OBJECTIVE
Would you repeat the listing exactly but omit every picture?

INFORMATION PROVIDED
───

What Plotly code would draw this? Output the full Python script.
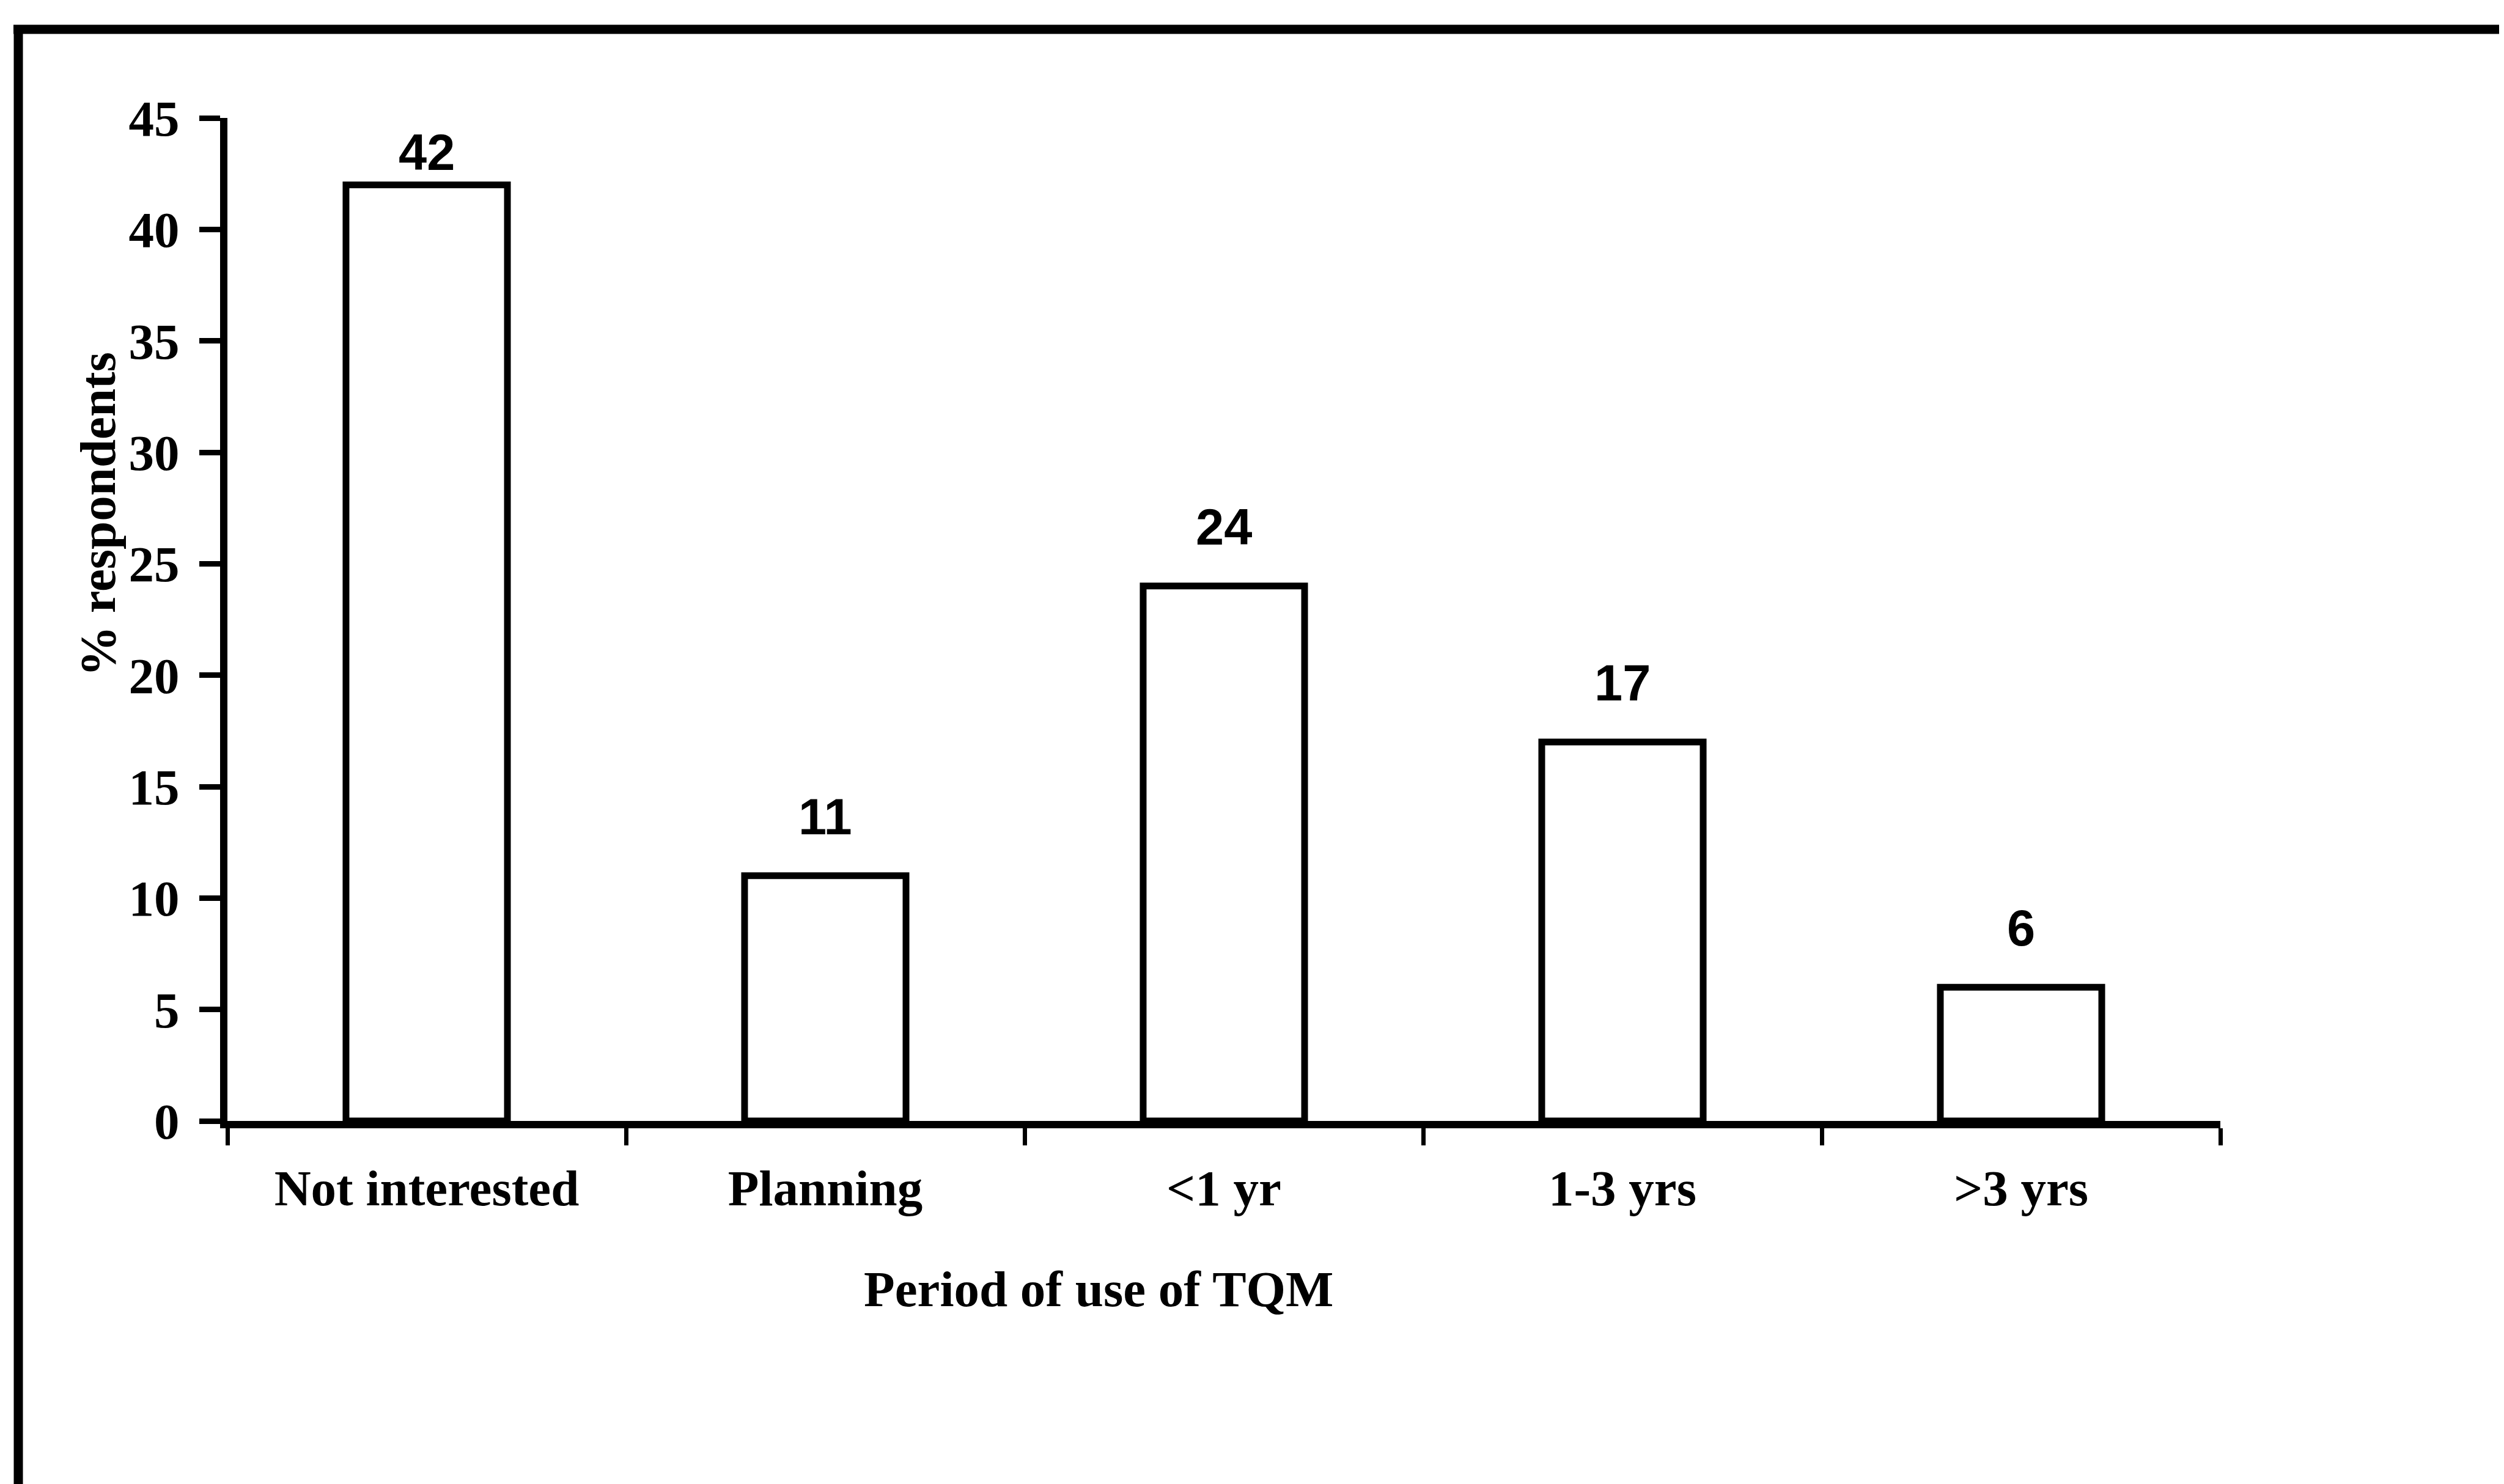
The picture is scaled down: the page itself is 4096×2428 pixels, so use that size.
import plotly.graph_objects as go

# ---- data ----
categories = ["Not interested", "Planning", "<1 yr", "1-3 yrs", ">3 yrs"]
values = [42, 11, 24, 17, 6]
y_ticks = [0, 5, 10, 15, 20, 25, 30, 35, 40, 45]
x_title = "Period of use of TQM"
y_title = "% respondents"

# ---- layout constants (pixels, already scaled by 0.944) ----
W, H = 4096, 2428
L, R, T, B = 364, 3624, 185, 1826
PW, PH = R - L, B - T

serif = "Liberation Serif"
sans = "Liberation Sans"

def px_x(p):
    return (p - L) / PW

def px_y(p):
    return (B - p) / PH

fig = go.Figure()
fig.add_trace(go.Bar(
    x=categories,
    y=values,
    width=0.405,
    marker=dict(color="white", line=dict(color="black", width=11)),
    cliponaxis=False,
    showlegend=False,
))

# value labels above bars
ymax = y_ticks[-1]
for cat, v in zip(categories, values):
    fig.add_annotation(
        x=cat, y=min(v + 2.65, ymax - 1.55), xref="x", yref="y",
        text=str(v), showarrow=False,
        font=dict(family=sans, size=83, color="black", weight="bold"),
        xanchor="center", yanchor="middle",
    )

# axis titles
fig.add_annotation(
    x=1.685, y=px_y(2101), xref="x", yref="paper",
    text=x_title, showarrow=False,
    font=dict(family=serif, size=83, color="black", weight="bold"),
    xanchor="center", yanchor="middle",
)
fig.add_annotation(
    x=px_x(152), y=27.2, xref="paper", yref="y",
    text=y_title, showarrow=False, textangle=-90,
    font=dict(family=serif, size=83, color="black", weight="bold"),
    xanchor="center", yanchor="middle",
)

# outer frame (top, left, thin right)
fig.add_shape(type="line", xref="paper", yref="paper",
              x0=px_x(14), x1=px_x(W), y0=px_y(40), y1=px_y(40),
              line=dict(color="black", width=15))
fig.add_shape(type="line", xref="paper", yref="paper",
              x0=px_x(22), x1=px_x(22), y0=px_y(33), y1=px_y(H),
              line=dict(color="black", width=15))
fig.add_shape(type="line", xref="paper", yref="paper",
              x0=px_x(4094), x1=px_x(4094), y0=px_y(40), y1=px_y(415),
              line=dict(color="#555555", width=2))

fig.update_layout(
    width=W, height=H,
    margin=dict(l=L, r=W - R, t=T, b=H - B, pad=0),
    paper_bgcolor="white", plot_bgcolor="white",
    bargap=0.6,
)
fig.update_xaxes(
    type="category",
    range=[-0.5, len(categories) - 0.5],
    showline=True, linecolor="black", linewidth=12,
    ticks="outside", tickson="boundaries", ticklen=28, tickwidth=7, tickcolor="black",
    tickfont=dict(family=serif, size=83, color="black", weight="bold"),
    ticklabelstandoff=26,
    showgrid=False, zeroline=False,
)
fig.update_yaxes(
    range=[0, ymax],
    tickmode="array", tickvals=y_ticks,
    showline=True, linecolor="black", linewidth=12,
    ticks="outside", ticklen=34, tickwidth=9, tickcolor="black",
    tickfont=dict(family=serif, size=83, color="black", weight="bold"),
    ticklabelstandoff=16,
    showgrid=False, zeroline=False,
)

fig.write_html("out.html")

───

TASK RESPONSE
What Plotly code would draw this? Output the full Python script.
The picture is scaled down: the page itself is 4096×2428 pixels, so use that size.
import plotly.graph_objects as go

# ---- data ----
categories = ["Not interested", "Planning", "<1 yr", "1-3 yrs", ">3 yrs"]
values = [42, 11, 24, 17, 6]
y_ticks = [0, 5, 10, 15, 20, 25, 30, 35, 40, 45]
x_title = "Period of use of TQM"
y_title = "% respondents"

# ---- layout constants (pixels, already scaled by 0.944) ----
W, H = 4096, 2428
L, R, T, B = 364, 3624, 185, 1826
PW, PH = R - L, B - T

serif = "Liberation Serif"
sans = "Liberation Sans"

def px_x(p):
    return (p - L) / PW

def px_y(p):
    return (B - p) / PH

fig = go.Figure()
fig.add_trace(go.Bar(
    x=categories,
    y=values,
    width=0.405,
    marker=dict(color="white", line=dict(color="black", width=11)),
    cliponaxis=False,
    showlegend=False,
))

# value labels above bars
ymax = y_ticks[-1]
for cat, v in zip(categories, values):
    fig.add_annotation(
        x=cat, y=min(v + 2.65, ymax - 1.55), xref="x", yref="y",
        text=str(v), showarrow=False,
        font=dict(family=sans, size=83, color="black", weight="bold"),
        xanchor="center", yanchor="middle",
    )

# axis titles
fig.add_annotation(
    x=1.685, y=px_y(2101), xref="x", yref="paper",
    text=x_title, showarrow=False,
    font=dict(family=serif, size=83, color="black", weight="bold"),
    xanchor="center", yanchor="middle",
)
fig.add_annotation(
    x=px_x(152), y=27.2, xref="paper", yref="y",
    text=y_title, showarrow=False, textangle=-90,
    font=dict(family=serif, size=83, color="black", weight="bold"),
    xanchor="center", yanchor="middle",
)

# outer frame (top, left, thin right)
fig.add_shape(type="line", xref="paper", yref="paper",
              x0=px_x(14), x1=px_x(W), y0=px_y(40), y1=px_y(40),
              line=dict(color="black", width=15))
fig.add_shape(type="line", xref="paper", yref="paper",
              x0=px_x(22), x1=px_x(22), y0=px_y(33), y1=px_y(H),
              line=dict(color="black", width=15))
fig.add_shape(type="line", xref="paper", yref="paper",
              x0=px_x(4094), x1=px_x(4094), y0=px_y(40), y1=px_y(415),
              line=dict(color="#555555", width=2))

fig.update_layout(
    width=W, height=H,
    margin=dict(l=L, r=W - R, t=T, b=H - B, pad=0),
    paper_bgcolor="white", plot_bgcolor="white",
    bargap=0.6,
)
fig.update_xaxes(
    type="category",
    range=[-0.5, len(categories) - 0.5],
    showline=True, linecolor="black", linewidth=12,
    ticks="outside", tickson="boundaries", ticklen=28, tickwidth=7, tickcolor="black",
    tickfont=dict(family=serif, size=83, color="black", weight="bold"),
    ticklabelstandoff=26,
    showgrid=False, zeroline=False,
)
fig.update_yaxes(
    range=[0, ymax],
    tickmode="array", tickvals=y_ticks,
    showline=True, linecolor="black", linewidth=12,
    ticks="outside", ticklen=34, tickwidth=9, tickcolor="black",
    tickfont=dict(family=serif, size=83, color="black", weight="bold"),
    ticklabelstandoff=16,
    showgrid=False, zeroline=False,
)

fig.write_html("out.html")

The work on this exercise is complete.